The data below should be restated word for word, with every picture omitted.

** SUPPLIED INFORMATION **
-*-*-
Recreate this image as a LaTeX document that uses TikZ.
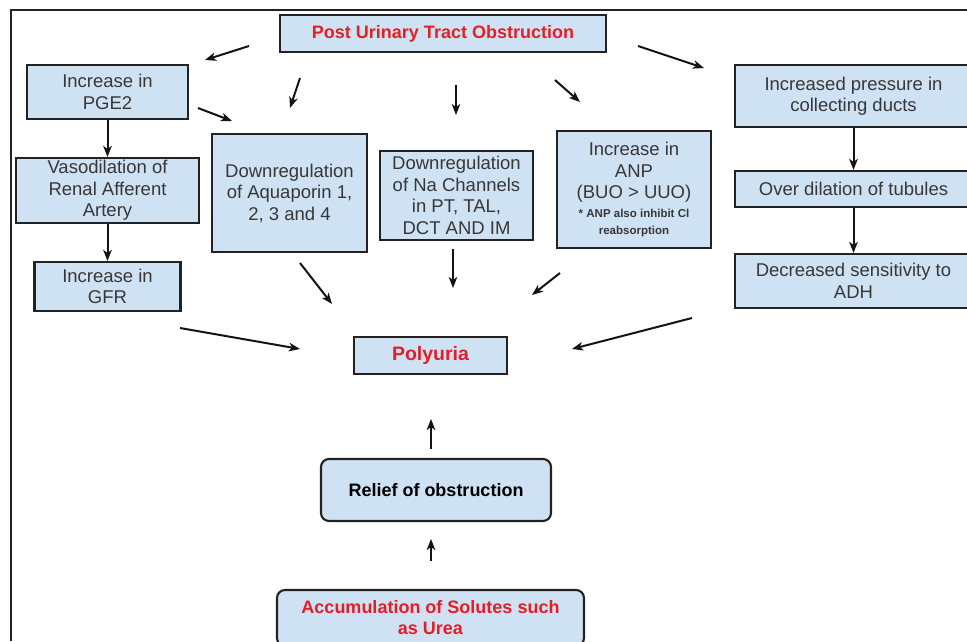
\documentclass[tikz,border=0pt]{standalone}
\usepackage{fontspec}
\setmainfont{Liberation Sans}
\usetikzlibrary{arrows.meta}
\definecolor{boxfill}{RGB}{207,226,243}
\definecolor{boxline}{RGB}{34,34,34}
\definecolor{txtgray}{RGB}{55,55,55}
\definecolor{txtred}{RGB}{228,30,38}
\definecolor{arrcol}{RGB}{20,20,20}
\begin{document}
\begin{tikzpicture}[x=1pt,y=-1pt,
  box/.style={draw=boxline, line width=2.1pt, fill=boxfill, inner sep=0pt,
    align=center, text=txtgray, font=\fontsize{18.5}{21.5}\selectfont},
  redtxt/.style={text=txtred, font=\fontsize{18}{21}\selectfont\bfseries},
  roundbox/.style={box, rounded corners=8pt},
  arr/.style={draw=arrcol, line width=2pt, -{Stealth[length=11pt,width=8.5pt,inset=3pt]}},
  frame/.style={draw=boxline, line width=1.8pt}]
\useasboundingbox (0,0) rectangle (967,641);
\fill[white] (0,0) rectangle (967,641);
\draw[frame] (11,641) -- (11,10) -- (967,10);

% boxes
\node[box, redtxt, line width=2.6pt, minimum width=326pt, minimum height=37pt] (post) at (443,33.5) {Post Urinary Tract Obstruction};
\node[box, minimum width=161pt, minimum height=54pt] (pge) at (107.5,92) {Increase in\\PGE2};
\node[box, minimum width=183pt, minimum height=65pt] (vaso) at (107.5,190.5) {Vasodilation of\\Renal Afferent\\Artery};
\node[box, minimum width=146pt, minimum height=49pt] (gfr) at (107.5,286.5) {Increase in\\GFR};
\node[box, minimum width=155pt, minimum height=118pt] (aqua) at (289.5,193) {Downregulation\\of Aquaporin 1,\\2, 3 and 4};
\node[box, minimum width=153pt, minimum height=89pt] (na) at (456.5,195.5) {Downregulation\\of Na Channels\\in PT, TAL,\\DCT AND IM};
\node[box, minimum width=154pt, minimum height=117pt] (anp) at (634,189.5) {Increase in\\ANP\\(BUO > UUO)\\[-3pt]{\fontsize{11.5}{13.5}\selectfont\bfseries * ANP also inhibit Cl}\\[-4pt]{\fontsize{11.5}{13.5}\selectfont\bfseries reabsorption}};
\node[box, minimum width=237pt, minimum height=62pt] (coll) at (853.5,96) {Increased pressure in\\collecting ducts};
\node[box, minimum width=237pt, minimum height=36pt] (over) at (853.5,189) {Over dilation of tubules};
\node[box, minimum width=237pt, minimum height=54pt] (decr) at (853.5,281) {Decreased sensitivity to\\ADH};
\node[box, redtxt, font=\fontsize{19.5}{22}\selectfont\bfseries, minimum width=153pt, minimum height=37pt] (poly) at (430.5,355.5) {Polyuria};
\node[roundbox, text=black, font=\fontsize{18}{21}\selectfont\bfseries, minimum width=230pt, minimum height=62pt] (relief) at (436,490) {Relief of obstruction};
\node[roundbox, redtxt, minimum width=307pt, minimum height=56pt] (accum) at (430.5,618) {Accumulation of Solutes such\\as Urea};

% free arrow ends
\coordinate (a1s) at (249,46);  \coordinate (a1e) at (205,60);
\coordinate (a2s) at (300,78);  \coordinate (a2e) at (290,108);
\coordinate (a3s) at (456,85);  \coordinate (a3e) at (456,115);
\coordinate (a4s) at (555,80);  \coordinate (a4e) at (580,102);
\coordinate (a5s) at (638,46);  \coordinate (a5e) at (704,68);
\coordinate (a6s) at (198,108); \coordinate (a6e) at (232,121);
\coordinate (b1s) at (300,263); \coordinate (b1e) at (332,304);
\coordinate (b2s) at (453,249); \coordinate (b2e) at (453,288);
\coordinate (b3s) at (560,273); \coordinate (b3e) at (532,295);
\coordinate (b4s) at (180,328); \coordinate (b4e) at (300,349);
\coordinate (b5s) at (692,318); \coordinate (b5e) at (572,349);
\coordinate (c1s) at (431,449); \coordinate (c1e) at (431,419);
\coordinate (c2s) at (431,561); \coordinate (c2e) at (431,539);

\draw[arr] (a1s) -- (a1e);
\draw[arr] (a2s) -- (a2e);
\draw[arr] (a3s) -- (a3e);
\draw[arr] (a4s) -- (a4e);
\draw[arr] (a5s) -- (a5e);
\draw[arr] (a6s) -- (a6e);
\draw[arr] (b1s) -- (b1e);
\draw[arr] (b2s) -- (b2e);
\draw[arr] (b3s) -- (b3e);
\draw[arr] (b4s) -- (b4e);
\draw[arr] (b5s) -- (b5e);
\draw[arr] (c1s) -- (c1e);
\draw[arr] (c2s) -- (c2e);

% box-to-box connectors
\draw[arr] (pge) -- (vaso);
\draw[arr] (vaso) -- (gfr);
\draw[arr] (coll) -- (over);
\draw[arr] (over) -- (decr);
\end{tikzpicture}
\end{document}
-*-*-
** ANSWER FOR THIS EXERCISE **
Recreate this image as a LaTeX document that uses TikZ.
\documentclass[tikz,border=0pt]{standalone}
\usepackage{fontspec}
\setmainfont{Liberation Sans}
\usetikzlibrary{arrows.meta}
\definecolor{boxfill}{RGB}{207,226,243}
\definecolor{boxline}{RGB}{34,34,34}
\definecolor{txtgray}{RGB}{55,55,55}
\definecolor{txtred}{RGB}{228,30,38}
\definecolor{arrcol}{RGB}{20,20,20}
\begin{document}
\begin{tikzpicture}[x=1pt,y=-1pt,
  box/.style={draw=boxline, line width=2.1pt, fill=boxfill, inner sep=0pt,
    align=center, text=txtgray, font=\fontsize{18.5}{21.5}\selectfont},
  redtxt/.style={text=txtred, font=\fontsize{18}{21}\selectfont\bfseries},
  roundbox/.style={box, rounded corners=8pt},
  arr/.style={draw=arrcol, line width=2pt, -{Stealth[length=11pt,width=8.5pt,inset=3pt]}},
  frame/.style={draw=boxline, line width=1.8pt}]
\useasboundingbox (0,0) rectangle (967,641);
\fill[white] (0,0) rectangle (967,641);
\draw[frame] (11,641) -- (11,10) -- (967,10);

% boxes
\node[box, redtxt, line width=2.6pt, minimum width=326pt, minimum height=37pt] (post) at (443,33.5) {Post Urinary Tract Obstruction};
\node[box, minimum width=161pt, minimum height=54pt] (pge) at (107.5,92) {Increase in\\PGE2};
\node[box, minimum width=183pt, minimum height=65pt] (vaso) at (107.5,190.5) {Vasodilation of\\Renal Afferent\\Artery};
\node[box, minimum width=146pt, minimum height=49pt] (gfr) at (107.5,286.5) {Increase in\\GFR};
\node[box, minimum width=155pt, minimum height=118pt] (aqua) at (289.5,193) {Downregulation\\of Aquaporin 1,\\2, 3 and 4};
\node[box, minimum width=153pt, minimum height=89pt] (na) at (456.5,195.5) {Downregulation\\of Na Channels\\in PT, TAL,\\DCT AND IM};
\node[box, minimum width=154pt, minimum height=117pt] (anp) at (634,189.5) {Increase in\\ANP\\(BUO > UUO)\\[-3pt]{\fontsize{11.5}{13.5}\selectfont\bfseries * ANP also inhibit Cl}\\[-4pt]{\fontsize{11.5}{13.5}\selectfont\bfseries reabsorption}};
\node[box, minimum width=237pt, minimum height=62pt] (coll) at (853.5,96) {Increased pressure in\\collecting ducts};
\node[box, minimum width=237pt, minimum height=36pt] (over) at (853.5,189) {Over dilation of tubules};
\node[box, minimum width=237pt, minimum height=54pt] (decr) at (853.5,281) {Decreased sensitivity to\\ADH};
\node[box, redtxt, font=\fontsize{19.5}{22}\selectfont\bfseries, minimum width=153pt, minimum height=37pt] (poly) at (430.5,355.5) {Polyuria};
\node[roundbox, text=black, font=\fontsize{18}{21}\selectfont\bfseries, minimum width=230pt, minimum height=62pt] (relief) at (436,490) {Relief of obstruction};
\node[roundbox, redtxt, minimum width=307pt, minimum height=56pt] (accum) at (430.5,618) {Accumulation of Solutes such\\as Urea};

% free arrow ends
\coordinate (a1s) at (249,46);  \coordinate (a1e) at (205,60);
\coordinate (a2s) at (300,78);  \coordinate (a2e) at (290,108);
\coordinate (a3s) at (456,85);  \coordinate (a3e) at (456,115);
\coordinate (a4s) at (555,80);  \coordinate (a4e) at (580,102);
\coordinate (a5s) at (638,46);  \coordinate (a5e) at (704,68);
\coordinate (a6s) at (198,108); \coordinate (a6e) at (232,121);
\coordinate (b1s) at (300,263); \coordinate (b1e) at (332,304);
\coordinate (b2s) at (453,249); \coordinate (b2e) at (453,288);
\coordinate (b3s) at (560,273); \coordinate (b3e) at (532,295);
\coordinate (b4s) at (180,328); \coordinate (b4e) at (300,349);
\coordinate (b5s) at (692,318); \coordinate (b5e) at (572,349);
\coordinate (c1s) at (431,449); \coordinate (c1e) at (431,419);
\coordinate (c2s) at (431,561); \coordinate (c2e) at (431,539);

\draw[arr] (a1s) -- (a1e);
\draw[arr] (a2s) -- (a2e);
\draw[arr] (a3s) -- (a3e);
\draw[arr] (a4s) -- (a4e);
\draw[arr] (a5s) -- (a5e);
\draw[arr] (a6s) -- (a6e);
\draw[arr] (b1s) -- (b1e);
\draw[arr] (b2s) -- (b2e);
\draw[arr] (b3s) -- (b3e);
\draw[arr] (b4s) -- (b4e);
\draw[arr] (b5s) -- (b5e);
\draw[arr] (c1s) -- (c1e);
\draw[arr] (c2s) -- (c2e);

% box-to-box connectors
\draw[arr] (pge) -- (vaso);
\draw[arr] (vaso) -- (gfr);
\draw[arr] (coll) -- (over);
\draw[arr] (over) -- (decr);
\end{tikzpicture}
\end{document}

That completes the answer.